The following ingredients have 4 Servings
  • 30ml (2 tbsp) oil
  • 600g (1 ½lb) chicken drumsticks and thighs
  • 4 cardamom pods, crushed
  • 1.25ml (¼ tsp) cumin seeds
  • 5cm (2in) cinnamon stick
  • 4 onions, peeled and sliced
  • 6 garlic cloves, peeled and crushed
  • 2.5cml (1in) fresh ginger, peeled and grated
  • 2.5ml (½ tsp) ground coriander powder 
  • 2.5ml (½ tsp) chilli powder
  • 1.25ml (¼ tsp) turmeric
  • 2 large tomatoes, washed and pureed
  • 5ml (1 tsp) garam masala 

Instruction

  • Heat the oil in a large saucepan and brown the chicken in batches. Set aside.
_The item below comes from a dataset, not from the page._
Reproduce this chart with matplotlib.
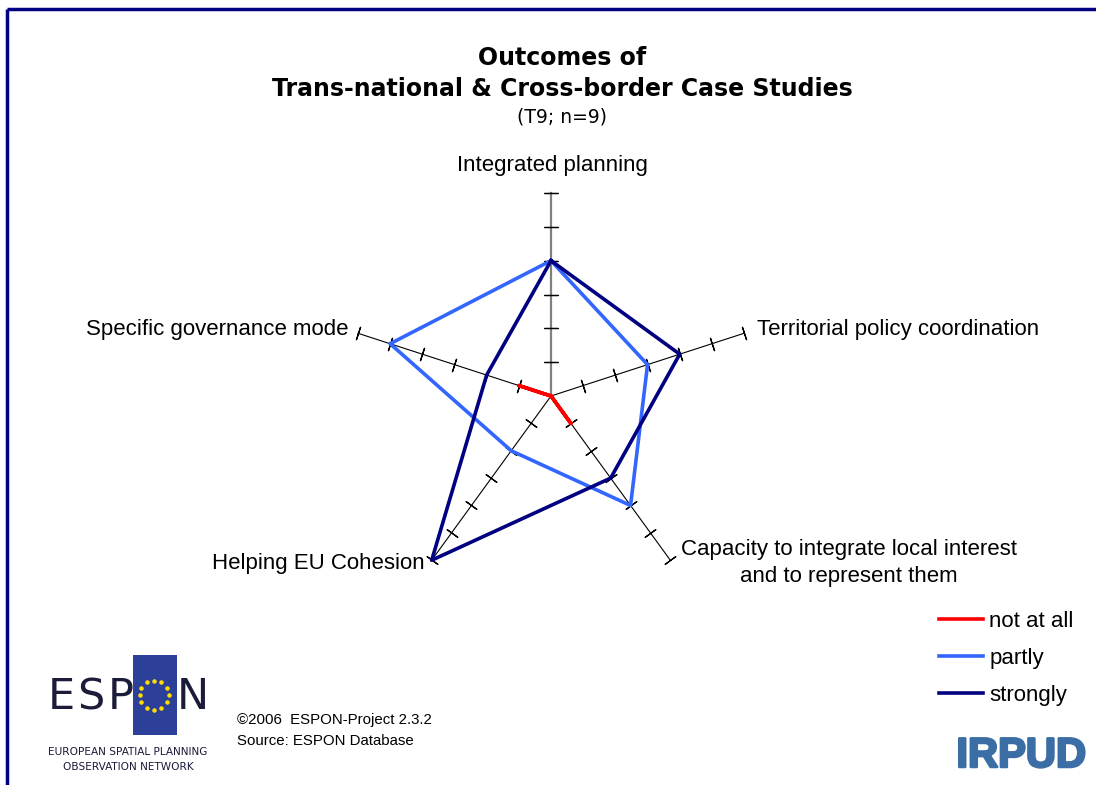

  • In the same saucepan, gently fry the cardamom, cumin and cinnamon until their flavours are released, which should take around 5 minutes.
  • Add the garlic, ginger and onions. Continue to fry them for 5 minutes or until softened.
  • Add the coriander, chilli and turmeric. Give the mixture a stir.
  • Pour in the tomato puree, stir and let the sauce reach a bubbling point.
  • Place the chicken pieces in the sauce, cover the sauce with a lid and let it slowly simmer on a low heat for 90 minutes or until tender. You may need to add a bit of water if there isn’t enough liquid in the curry.
  • Sprinkle with garam masala and season to taste.
  • Serve with pilau rice, naan and raita.